** start of DATA **

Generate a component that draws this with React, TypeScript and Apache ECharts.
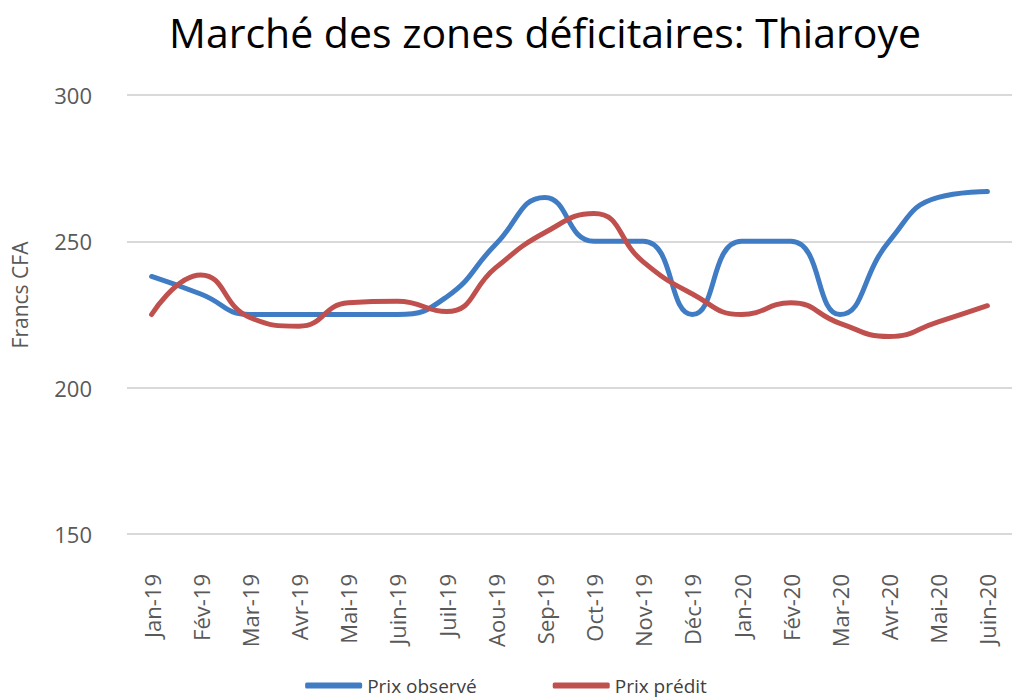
import React, { useEffect, useRef } from "react";
import * as echarts from "echarts";

const titleText = "Marché des zones déficitaires: Thiaroye";
const yAxisName = "Francs CFA";
const categories = [
  "Jan-19", "Fév-19", "Mar-19", "Avr-19", "Mai-19", "Juin-19", "Juil-19", "Aou-19", "Sep-19",
  "Oct-19", "Nov-19", "Déc-19", "Jan-20", "Fév-20", "Mar-20", "Avr-20", "Mai-20", "Juin-20",
];
const observedName = "Prix observé";
const observed = [238, 232, 225, 225, 225, 225, 231, 249, 265, 250, 250, 225, 250, 250, 225, 250, 265, 267];
const predictedName = "Prix prédit";
const predicted = [225, 238.5, 224, 221, 229, 229.5, 226, 241, 253, 259.5, 243, 232, 225, 229, 222, 217.5, 222.5, 228];
const yTicks = { min: 150, max: 300, interval: 50 };

const labelFont = "'Open Sans', sans-serif";

export default function App() {
  const ref = useRef<HTMLDivElement>(null);
  useEffect(() => {
    document.body.style.margin = "0";
    const chart = echarts.init(ref.current!, null, { renderer: "svg" });
    chart.setOption({
      animation: false,
      backgroundColor: "#ffffff",
      title: {
        text: titleText,
        left: 164,
        top: 6,
        textStyle: {
          fontFamily: "'Open Sans', sans-serif",
          fontWeight: "normal",
          fontSize: 41,
          color: "#000000",
        },
      },
      graphic: [
        {
          type: "text",
          x: 20,
          y: 295,
          rotation: Math.PI / 2,
          style: {
            text: yAxisName,
            fontFamily: labelFont,
            fontSize: 21,
            fill: "#595959",
            align: "center",
            verticalAlign: "middle",
          },
        },
      ],
      grid: { left: 127, right: 0, top: 95, bottom: 699 - 534 },
      legend: {
        top: 671,
        left: "center",
        icon: "roundRect",
        itemWidth: 57,
        itemHeight: 6,
        itemGap: 76,
        textStyle: { fontFamily: labelFont, fontSize: 19, color: "#404040" },
        data: [observedName, predictedName],
      },
      xAxis: {
        type: "category",
        data: categories,
        boundaryGap: true,
        axisLine: { show: false },
        axisTick: { show: false },
        axisLabel: {
          rotate: 90,
          margin: 40,
          fontFamily: labelFont,
          fontSize: 22,
          color: "#595959",
        },
      },
      yAxis: {
        type: "value",
        min: yTicks.min,
        max: yTicks.max,
        interval: yTicks.interval,
        axisLine: { show: false },
        axisTick: { show: false },
        axisLabel: {
          margin: 35,
          fontFamily: labelFont,
          fontSize: 22,
          color: "#595959",
        },
        splitLine: { lineStyle: { color: "#d9d9d9", width: 2 } },
      },
      series: [
        {
          name: observedName,
          type: "line",
          data: observed,
          smooth: 0.5,
          showSymbol: false,
          symbol: "none",
          lineStyle: { color: "#3f7cc4", width: 5, cap: "round" },
          itemStyle: { color: "#3f7cc4" },
        },
        {
          name: predictedName,
          type: "line",
          data: predicted,
          smooth: 0.5,
          showSymbol: false,
          symbol: "none",
          lineStyle: { color: "#c0504d", width: 5, cap: "round" },
          itemStyle: { color: "#c0504d" },
        },
      ],
    });
    return () => chart.dispose();
  }, []);
  return <div ref={ref} style={{ width: 1012, height: 699 }} />;
}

** end of DATA **

# CHALLENGE:
Reproduce each line word for word and drop the pictures.

# EXERCISE SOLUTION:
Generate a component that draws this with React, TypeScript and Apache ECharts.
import React, { useEffect, useRef } from "react";
import * as echarts from "echarts";

const titleText = "Marché des zones déficitaires: Thiaroye";
const yAxisName = "Francs CFA";
const categories = [
  "Jan-19", "Fév-19", "Mar-19", "Avr-19", "Mai-19", "Juin-19", "Juil-19", "Aou-19", "Sep-19",
  "Oct-19", "Nov-19", "Déc-19", "Jan-20", "Fév-20", "Mar-20", "Avr-20", "Mai-20", "Juin-20",
];
const observedName = "Prix observé";
const observed = [238, 232, 225, 225, 225, 225, 231, 249, 265, 250, 250, 225, 250, 250, 225, 250, 265, 267];
const predictedName = "Prix prédit";
const predicted = [225, 238.5, 224, 221, 229, 229.5, 226, 241, 253, 259.5, 243, 232, 225, 229, 222, 217.5, 222.5, 228];
const yTicks = { min: 150, max: 300, interval: 50 };

const labelFont = "'Open Sans', sans-serif";

export default function App() {
  const ref = useRef<HTMLDivElement>(null);
  useEffect(() => {
    document.body.style.margin = "0";
    const chart = echarts.init(ref.current!, null, { renderer: "svg" });
    chart.setOption({
      animation: false,
      backgroundColor: "#ffffff",
      title: {
        text: titleText,
        left: 164,
        top: 6,
        textStyle: {
          fontFamily: "'Open Sans', sans-serif",
          fontWeight: "normal",
          fontSize: 41,
          color: "#000000",
        },
      },
      graphic: [
        {
          type: "text",
          x: 20,
          y: 295,
          rotation: Math.PI / 2,
          style: {
            text: yAxisName,
            fontFamily: labelFont,
            fontSize: 21,
            fill: "#595959",
            align: "center",
            verticalAlign: "middle",
          },
        },
      ],
      grid: { left: 127, right: 0, top: 95, bottom: 699 - 534 },
      legend: {
        top: 671,
        left: "center",
        icon: "roundRect",
        itemWidth: 57,
        itemHeight: 6,
        itemGap: 76,
        textStyle: { fontFamily: labelFont, fontSize: 19, color: "#404040" },
        data: [observedName, predictedName],
      },
      xAxis: {
        type: "category",
        data: categories,
        boundaryGap: true,
        axisLine: { show: false },
        axisTick: { show: false },
        axisLabel: {
          rotate: 90,
          margin: 40,
          fontFamily: labelFont,
          fontSize: 22,
          color: "#595959",
        },
      },
      yAxis: {
        type: "value",
        min: yTicks.min,
        max: yTicks.max,
        interval: yTicks.interval,
        axisLine: { show: false },
        axisTick: { show: false },
        axisLabel: {
          margin: 35,
          fontFamily: labelFont,
          fontSize: 22,
          color: "#595959",
        },
        splitLine: { lineStyle: { color: "#d9d9d9", width: 2 } },
      },
      series: [
        {
          name: observedName,
          type: "line",
          data: observed,
          smooth: 0.5,
          showSymbol: false,
          symbol: "none",
          lineStyle: { color: "#3f7cc4", width: 5, cap: "round" },
          itemStyle: { color: "#3f7cc4" },
        },
        {
          name: predictedName,
          type: "line",
          data: predicted,
          smooth: 0.5,
          showSymbol: false,
          symbol: "none",
          lineStyle: { color: "#c0504d", width: 5, cap: "round" },
          itemStyle: { color: "#c0504d" },
        },
      ],
    });
    return () => chart.dispose();
  }, []);
  return <div ref={ref} style={{ width: 1012, height: 699 }} />;
}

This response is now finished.